Claudya Saraiva

É incrível a quantidade de obras maravilhosas que existem por aí e que muitas das vezes nem temos o conhecimento da existência.

Dentre essas, tive a oportunidade de ler “Branco”, de Nathan Kacowicz. Um livro que na verdade é mais como uma obra de arte.

São 13 contos e cada um deles me causou diferentes emoções.

Em “Minto” e “Vendedor de laranjas”, tive um sentimento de incerteza, uma vez que ao final de cada um dá a entender que os personagens estavam enganando a si próprios.

Em “Segunda classe” o incômodo foi imenso. Foi como se eu estivesse presenciando toda a cena e não pudesse fazer nada.

Em “Roda viva da noite”, “Duas luas em eclipse”, “Ato de vingar” e “Dia de aniversário” presenciei contos de uma riqueza imensa. A riqueza está na escrita de Nathan, pois havia contos muito mórbidos, que me davam enjoo, mas que me intrigaram e de tal forma que faziam com que eu finalizasse a leitura.

Mesmo que eu não me identificasse com nenhum dos personagens, ainda assim foi como sentir suas emoções. Pude entender o desconforto como “socos e alfinetadas” descrito na resenha inicial do livro.

Comecei por “Canção para corpos assassinados” e logo notei a dimensão da obra. Uma vez que, ao analisarmos o conto de forma clara, podemos atribuí-lo a diversas pessoas que têm seus corpos assassinados diariamente, ainda que continuem respirando.

Como por exemplo todas as pessoas que assassinam seus corpos dia após dia, atrás de conquistas e méritos que fazem sentido diante da sociedade em que vivemos.

Também os filhos que ao longo da vida vão tendo seus corpos assassinados pelos próprios pais, através de rótulos e padrões. E principalmente as mães e esposas que têm seus corpos assassinados pouco a pouco pela rotina e obrigações que são dadas a elas. E, quando percebem tal coisa, muitas das vezes já não possuem esperança de mudar aquela realidade.

Em “Vendedor de laranjas”, é curioso que, embora tenha sido escrito alguns anos atrás, o quanto vale perfeitamente para os dias de hoje. Em determinado trecho é dito:

“Que necessidade estranha é essa em ter que se mostrar amado e amando; que coisa estranha eles se afirmarem um perante o outro com um beijo público. A insegurança desse amor não é fácil de ser disfarçada. E eles insistem em andar costurados um no outro. Que ridículo é esse casal. As pessoas hoje não estão interessando. Só cansam.”

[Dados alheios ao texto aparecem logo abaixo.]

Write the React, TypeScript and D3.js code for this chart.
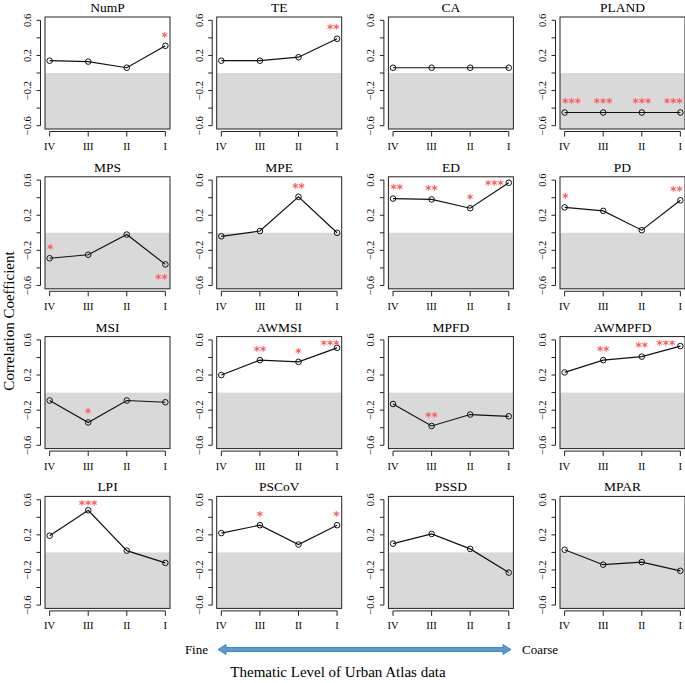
import React from "react";
import * as d3 from "d3";

const levels = ["IV", "III", "II", "I"];
const metrics = [
  "NumP", "TE", "CA", "PLAND",
  "MPS", "MPE", "ED", "PD",
  "MSI", "AWMSI", "MPFD", "AWMPFD",
  "LPI", "PSCoV", "PSSD", "MPAR",
];
const values = [
  [0.14, 0.13, 0.06, 0.31],
  [0.14, 0.14, 0.18, 0.39],
  [0.06, 0.06, 0.06, 0.06],
  [-0.45, -0.45, -0.45, -0.45],
  [-0.29, -0.25, -0.02, -0.36],
  [-0.04, 0.02, 0.41, 0.0],
  [0.39, 0.38, 0.28, 0.57],
  [0.29, 0.25, 0.03, 0.37],
  [-0.09, -0.34, -0.09, -0.11],
  [0.2, 0.37, 0.35, 0.51],
  [-0.13, -0.38, -0.25, -0.27],
  [0.23, 0.37, 0.41, 0.53],
  [0.19, 0.48, 0.02, -0.12],
  [0.22, 0.31, 0.09, 0.31],
  [0.1, 0.21, 0.04, -0.23],
  [0.03, -0.14, -0.11, -0.21],
];
const stars = [
  ["", "", "", "*"],
  ["", "", "", "**"],
  ["", "", "", ""],
  ["***", "***", "***", "***"],
  ["*", "", "", "**"],
  ["", "", "**", ""],
  ["**", "**", "*", "***"],
  ["*", "", "", "**"],
  ["", "*", "", ""],
  ["", "**", "*", "***"],
  ["", "**", "", ""],
  ["", "**", "**", "***"],
  ["", "***", "", ""],
  ["", "*", "", "*"],
  ["", "", "", ""],
  ["", "", "", ""],
];
// +1 star above the point, -1 below
const starSide = [
  [1, 1, 1, 1], [1, 1, 1, 1], [1, 1, 1, 1], [1, 1, 1, 1],
  [1, 1, 1, -1], [1, 1, 1, 1], [1, 1, 1, 1], [1, 1, 1, 1],
  [1, 1, 1, 1], [1, 1, 1, 1], [1, 1, 1, 1], [1, 1, 1, 1],
  [1, 1, 1, 1], [1, 1, 1, 1], [1, 1, 1, 1], [1, 1, 1, 1],
];
const yTicks = [-0.6, -0.4, -0.2, 0, 0.2, 0.4, 0.6];
const yTickLabels = [-0.6, -0.2, 0.2, 0.6];

const colLeft = [45, 216.7, 388.4, 560];
const rowTop = [17, 176.8, 336.6, 496.4];
const W = 125;
const H = 112;
const FONT = "'Liberation Serif', 'Times New Roman', serif";

function fmt(v: number) {
  const s = Math.abs(v).toFixed(1);
  return v < 0 ? "\u2212" + s : s;
}

function Panel({ idx }: { idx: number }) {
  const L = colLeft[idx % 4];
  const T = rowTop[Math.floor(idx / 4)];
  const x = d3.scaleLinear().domain([0.88, 4.12]).range([L, L + W]);
  const y = d3.scaleLinear().domain([-0.638, 0.638]).range([T + H, T]);
  const vals = values[idx];
  const pts = vals.map((v, i) => [x(i + 1), y(v)] as [number, number]);
  const line = d3.line()(pts) || "";
  const axX = L - 4.5;
  const axY = T + H + 2.5;
  return (
    <g>
      <text x={L + W / 2} y={T - 5} textAnchor="middle" fontSize={13.5} fontWeight="normal" fontFamily={FONT}>
        {metrics[idx]}
      </text>
      <rect x={L} y={y(0)} width={W} height={T + H - y(0)} fill="#d9d9d9" />
      <rect x={L} y={T} width={W} height={H} fill="none" stroke="#222" strokeWidth={1} />
      {/* y axis */}
      <line x1={axX} x2={axX} y1={y(0.6)} y2={y(-0.6)} stroke="#222" />
      {yTicks.map((t) => (
        <line key={t} x1={axX} x2={axX - 4} y1={y(t)} y2={y(t)} stroke="#222" />
      ))}
      {yTickLabels.map((t) => (
        <text
          key={t}
          transform={`translate(${L - 14},${y(t)}) rotate(-90)`}
          textAnchor="middle"
          fontSize={10.5}
          fontFamily={FONT}
        >
          {fmt(t)}
        </text>
      ))}
      {/* x axis */}
      <line x1={x(1)} x2={x(4)} y1={axY} y2={axY} stroke="#222" />
      {levels.map((lv, i) => (
        <g key={lv}>
          <line x1={x(i + 1)} x2={x(i + 1)} y1={axY} y2={axY + 5} stroke="#222" />
          <text x={x(i + 1)} y={T + H + 21} textAnchor="middle" fontSize={10.5} fontFamily={FONT}>
            {lv}
          </text>
        </g>
      ))}
      <path d={line} fill="none" stroke="#111" strokeWidth={1.2} />
      {pts.map((p, i) => (
        <circle key={i} cx={p[0]} cy={p[1]} r={2.8} fill="none" stroke="#111" strokeWidth={1} />
      ))}
      {stars[idx].map((s, i) => {
        if (!s) return null;
        const side = starSide[idx][i];
        const v = vals[i];
        const sv = side > 0 ? Math.min(v + 0.14, 0.575) : v - 0.135;
        const cy = y(sv);
        const close = Math.abs(cy - pts[i][1]) < 5;
        const anchor = i === 0 ? "start" : i === 3 ? "end" : "middle";
        const sx =
          i === 0 ? pts[i][0] - 2.5 : i === 3 ? pts[i][0] + (close ? -5 : 2.5) : pts[i][0];
        return (
          <text
            key={"s" + i}
            x={sx}
            y={cy + 7}
            textAnchor={anchor}
            fontSize={12}
            fontWeight="bold"
            fontFamily="'DejaVu Sans', sans-serif"
            fill="#ff5a5f"
          >
            {s}
          </text>
        );
      })}
    </g>
  );
}

export default function App() {
  const ay = 649.5;
  const ax1 = 218;
  const ax2 = 511;
  const arrow = `M${ax1},${ay} L${ax1 + 8},${ay - 5} L${ax1 + 8},${ay - 2} L${ax2 - 8},${ay - 2} L${ax2 - 8},${ay - 5} L${ax2},${ay} L${ax2 - 8},${ay + 5} L${ax2 - 8},${ay + 2} L${ax1 + 8},${ay + 2} L${ax1 + 8},${ay + 5} Z`;
  return (
    <svg
      width={685}
      height={683}
      style={{ position: "absolute", left: 0, top: 0, background: "#fff" }}
    >
      <rect x={0} y={0} width={685} height={683} fill="#fff" />
      {metrics.map((m, i) => (
        <Panel key={m} idx={i} />
      ))}
      <text
        transform="translate(14,321) rotate(-90)"
        textAnchor="middle"
        fontSize={15}
        fontFamily={FONT}
      >
        Correlation Coefficient
      </text>
      <text x={208} y={654} textAnchor="end" fontSize={13} fontFamily={FONT}>
        Fine
      </text>
      <path d={arrow} fill="#5b9bd5" stroke="#2e75b6" strokeWidth={0.8} />
      <text x={522} y={654} textAnchor="start" fontSize={13} fontFamily={FONT}>
        Coarse
      </text>
      <text x={338} y={677} textAnchor="middle" fontSize={15} fontFamily={FONT}>
        Thematic Level of Urban Atlas data
      </text>
    </svg>
  );
}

Trazendo para a atualidade, é basicamente a descrição de algumas redes sociais onde as pessoas têm a necessidade de mostrar uma vida perfeita; uma felicidade inexistente. E embora todos notem essa falsa vida, ainda assim anseiam vivê-la também. O que é muito bem descrito pelo autor ao final do conto:

“No espelho, minha imagem continua ridícula, insistentemente ridícula. E nos olhos, vejo uma pequena felicidade querendo crescer. Deixo-a livre para se expandir. Deixo a felicidade me dominar. E é fácil. Estou feliz.”

Deixa claro que o maior desejo do ser humano é apenas ser como o outro. O personagem repudia, e logo em seguida deseja o mesmo:

“Eu sou como vocês! Encaro a vida normalmente, me sinto feliz com a sua ridicularidade, com a ridicularidade de nós, homens.”

O conto “CA-1940 é de uma profundidade que chega a doer na gente:

“Eu não posso suicidar. A morte não é tão simples assim. Seria um final muito feliz. E além de tudo existe uma certa responsabilidade com as coisas daqui. Por mais inúteis que sejam as coisas aqui, nessa vida, existe uma certa responsabilidade com as coisas daqui. Por mais inútil que sejam, existem os nossos pertences, nossa família. É por isso que o homem não se pertence.

Suicídio, antes de bonito, é covardia.”

Ao final, o conto toca o leitor de uma forma inexplicável. É, na minha percepção, a passagem mais bonita do livro:

“Cada pessoa encontra um modo de viver. Um modo de suportar a vida. O martírio de viver.”

Para mim, é um dos livros mais intensos que já li, porque sou basicamente do clichê. E “Branco” veio com uma narrativa oposta.

Não há mocinhos, e em vários dos contos os protagonistas eram os próprios vilões.

Sem deixar de citar “Lambendo ruas”, “Três toques na porta”, “Pelo pardal” e “Elevador”, que me deixou espantada pela jovialidade do autor ao escrevê-los.

“Branco” é sem dúvida um conjunto de contos maravilhosos, e eu torço para que muitas outras pessoas tenham a oportunidade de conhecer o livro.